Podemos concluir que José Fabrício das Neves e outros moradores dos campos do Irani permaneceram todo o tempo em contato com as lideranças do movimento do Contestado no vale do rio do Peixe. Ou seja, estamos diante de um grupo de combatentes destacados do movimento do Contestado completamente ignorados pela historiografia do tema, sobretudo José Fabrício. (Por Celso Martins, outubro de 2011)




Fontes

1. PEIXOTO, Demerval. Campanha do Contestado – A Grande Ofensiva, v.3. Curitiba: Fundação Cultural, 1995.

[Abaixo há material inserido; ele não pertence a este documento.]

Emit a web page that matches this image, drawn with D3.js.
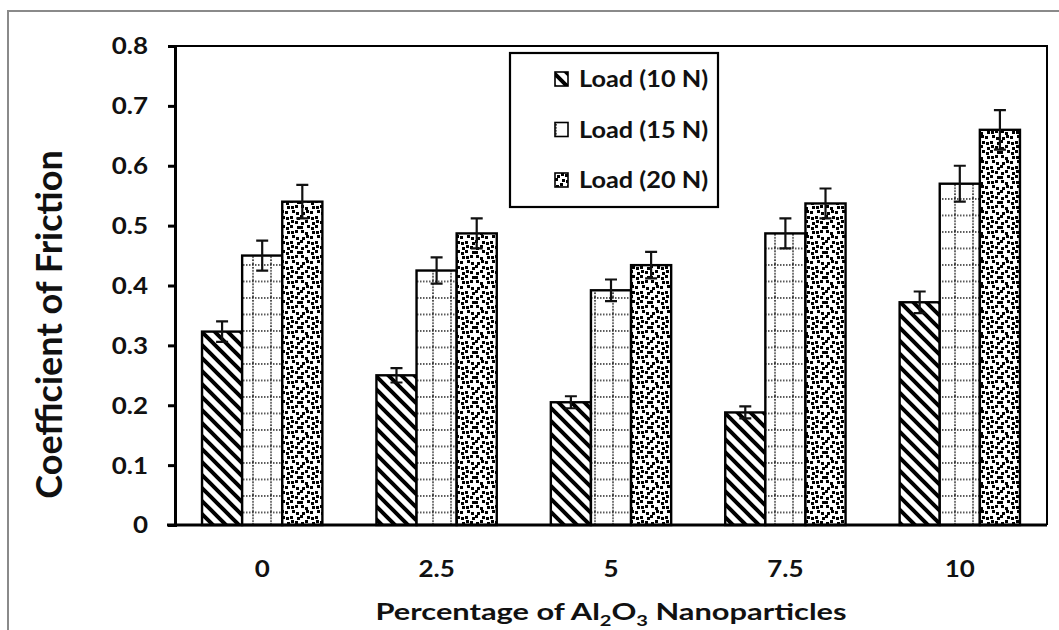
<!DOCTYPE html>
<html>
<head>
<meta charset="utf-8">
<script src="https://cdn.jsdelivr.net/npm/d3@7"></script>
<style>
  html, body { margin: 0; padding: 0; background: #fff; }
  svg { display: block; }
  text { font-family: Lato, "Open Sans", "DejaVu Sans", sans-serif; font-weight: bold; fill: #111; }
</style>
</head>
<body>
<svg id="chart" width="1059" height="630"></svg>
<script>
// Friction coefficient vs. Al2O3 nanoparticle content at three loads
const categories = ["0", "2.5", "5", "7.5", "10"];
const seriesNames = ["Load (10 N)", "Load (15 N)", "Load (20 N)"];
const load10 = [0.323, 0.250, 0.205, 0.188, 0.372];
const load15 = [0.450, 0.425, 0.392, 0.487, 0.570];
const load20 = [0.540, 0.487, 0.434, 0.537, 0.660];
const err10 = [0.017, 0.012, 0.010, 0.010, 0.018];
const err15 = [0.025, 0.022, 0.018, 0.025, 0.030];
const err20 = [0.028, 0.025, 0.022, 0.025, 0.033];
const yTicks = [0, 0.1, 0.2, 0.3, 0.4, 0.5, 0.6, 0.7, 0.8];

const seriesValues = [load10, load15, load20];
const seriesErrors = [err10, err15, err20];
const patternIds = ["pat-diag", "pat-grid", "pat-confetti"];

const svg = d3.select("#chart");
const defs = svg.append("defs");

// wide downward diagonal stripes
const diagSize = 13;
const pDiag = defs.append("pattern").attr("id", "pat-diag")
  .attr("patternUnits", "userSpaceOnUse").attr("width", diagSize).attr("height", diagSize);
pDiag.append("rect").attr("width", diagSize).attr("height", diagSize).attr("fill", "#fff");
pDiag.append("path")
  .attr("d", `M${-diagSize},0 L${diagSize},${2 * diagSize} M0,${-diagSize} L${2 * diagSize},${diagSize} M${-diagSize},${-diagSize} L${2 * diagSize},${2 * diagSize}`)
  .attr("stroke", "#000").attr("stroke-width", 4);

// dotted grid
const pGrid = defs.append("pattern").attr("id", "pat-grid")
  .attr("patternUnits", "userSpaceOnUse").attr("width", 18).attr("height", 16.5);
pGrid.append("rect").attr("width", 18).attr("height", 16.5).attr("fill", "#fff");
pGrid.append("path").attr("d", "M0,1 H18 M1,0 V16.5")
  .attr("stroke", "#222").attr("stroke-width", 1.6).attr("stroke-dasharray", "1.5,1.5");

// large confetti: jittered 5x5 cells in a 25px tile
const pConf = defs.append("pattern").attr("id", "pat-confetti")
  .attr("patternUnits", "userSpaceOnUse").attr("width", 25).attr("height", 25);
pConf.append("rect").attr("width", 25).attr("height", 25).attr("fill", "#fff");
const confettiJitter = [
  [[0,1],[2,0],[1,2],[0,0],[2,1]],
  [[1,0],[0,2],[2,1],[1,1],[0,0]],
  [[2,2],[1,0],[0,1],[2,0],[1,2]],
  [[0,0],[2,1],[1,2],[0,1],[2,2]],
  [[1,2],[0,0],[2,2],[1,0],[0,1]]
];
const confettiDots = [];
confettiJitter.forEach((row, r) => row.forEach((o, c) => confettiDots.push([c * 5 + o[0], r * 5 + o[1]])));
pConf.selectAll("rect.d").data(confettiDots).join("rect").attr("class", "d")
  .attr("x", d => d[0]).attr("y", d => d[1]).attr("width", 3).attr("height", 3).attr("fill", "#000");

// outer chart frame
svg.append("path").attr("d", "M8,630 V11 H1059")
  .attr("fill", "none").attr("stroke", "#8a8a8a").attr("stroke-width", 2);

const plot = { left: 175, right: 1047, top: 46, bottom: 525 };

const x = d3.scaleBand().domain(categories).range([plot.left, plot.right]).padding(0);
const groupFrac = 0.69;
const xSub = d3.scaleBand().domain(d3.range(seriesNames.length))
  .range([0, x.bandwidth() * groupFrac]).padding(0);
const groupOffset = x.bandwidth() * (1 - groupFrac) / 2;
const y = d3.scaleLinear().domain([0, 0.8]).range([plot.bottom, plot.top]);

// plot frame (top / right)
svg.append("path")
  .attr("d", `M${plot.left},${plot.top} H${plot.right} V${plot.bottom}`)
  .attr("fill", "none").attr("stroke", "#000").attr("stroke-width", 2);

// bars
const rows = [];
seriesValues.forEach((vals, s) => vals.forEach((v, i) => rows.push({ s, i, v, e: seriesErrors[s][i] })));

svg.append("g").selectAll("rect").data(rows).join("rect")
  .attr("x", d => x(categories[d.i]) + groupOffset + xSub(d.s))
  .attr("y", d => y(d.v))
  .attr("width", xSub.bandwidth())
  .attr("height", d => y(0) - y(d.v))
  .attr("fill", d => `url(#${patternIds[d.s]})`)
  .attr("stroke", "#000").attr("stroke-width", 2.4);

// error bars
const eg = svg.append("g").attr("stroke", "#111").attr("stroke-width", 2.2).attr("fill", "none");
eg.selectAll("path").data(rows).join("path")
  .attr("d", d => {
    const cx = x(categories[d.i]) + groupOffset + xSub(d.s) + xSub.bandwidth() / 2;
    const y1 = y(d.v + d.e), y0 = y(d.v - d.e);
    return `M${cx - 6},${y1} H${cx + 6} M${cx},${y1} V${y0} M${cx - 6},${y0} H${cx + 6}`;
  });

// y axis
const yAxis = svg.append("g").attr("transform", `translate(${plot.left},0)`)
  .call(d3.axisLeft(y).tickValues(yTicks).tickFormat(d => d === 0 ? "0" : d3.format(".1f")(d)).tickSize(7));
yAxis.select(".domain").attr("stroke", "#000").attr("stroke-width", 3);
yAxis.selectAll(".tick line").attr("stroke", "#000").attr("stroke-width", 3);
yAxis.selectAll(".tick text")
  .attr("x", 0).attr("dy", "0.36em")
  .attr("transform", "translate(-27,0) scale(1.18,1)")
  .style("font-size", "22px").attr("fill", "#111");

// x axis
const xAxis = svg.append("g").attr("transform", `translate(0,${plot.bottom})`)
  .call(d3.axisBottom(x).tickSize(0));
xAxis.select(".domain").attr("d", `M${plot.left - 8},0 H${plot.right}`)
  .attr("stroke", "#000").attr("stroke-width", 3);
xAxis.selectAll(".tick text")
  .attr("y", 0).attr("dy", 0)
  .attr("transform", "translate(0,52) scale(1.18,1)")
  .style("font-size", "22px").attr("fill", "#111");

// axis titles
svg.append("text")
  .attr("transform", `translate(62,${(plot.top + plot.bottom) / 2 + 39}) rotate(-90)`)
  .attr("text-anchor", "middle").style("font-size", "36px")
  .text("Coefficient of Friction");

const xt = svg.append("text").attr("transform", "translate(611,620) scale(1.34,1)")
  .attr("text-anchor", "middle").style("font-size", "23px");
xt.append("tspan").text("Percentage of Al");
xt.append("tspan").attr("dy", 6).style("font-size", "15px").text("2");
xt.append("tspan").attr("dy", -6).text("O");
xt.append("tspan").attr("dy", 6).style("font-size", "15px").text("3");
xt.append("tspan").attr("dy", -6).text(" Nanoparticles");

// legend
const legend = svg.append("g");
legend.append("rect").attr("x", 510).attr("y", 53).attr("width", 208).attr("height", 154)
  .attr("fill", "#fff").attr("stroke", "#000").attr("stroke-width", 2.2);
const li = legend.selectAll("g.item").data(seriesNames).join("g").attr("class", "item")
  .attr("transform", (d, i) => `translate(555,${87 + i * 50.5})`);
li.append("rect").attr("x", 0).attr("y", -15).attr("width", 13).attr("height", 14)
  .attr("fill", (d, i) => `url(#${patternIds[i]})`).attr("stroke", "#000").attr("stroke-width", 1.6);
li.append("text").attr("transform", "translate(24,0) scale(1.1,1)").style("font-size", "23px").text(d => d);
</script>
</body>
</html>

2. LUZ, Hercílio. Mensagem Anual. 1919. Biblioteca da Alesc. 
3. CARVALHO, Setembrino de. Relatório apresentado ao general José Caetano de Faria, ministro da Guerra, pelo comandante das forças em operação de guerra no Contestado. Rio de Janeiro: Imprensa Militar, 1915.
4. Telegrama nº 569, de 4.3.1915, do Chefe de Polícia do Paraná, Vieira Cavalcanti, ao general Setembrino de Carvalho. CPDOC-FGV/FSC 15.03.04/5 – T. 7 antigo A 43.
5. Telegrama nº 10, de 5.3.1915, do subdelegado Gonçalino Silva ao general Setembrino de Carvalho. CPDOC-FGV/FSC 15.03.04/2 – T. 7 antigo A 43.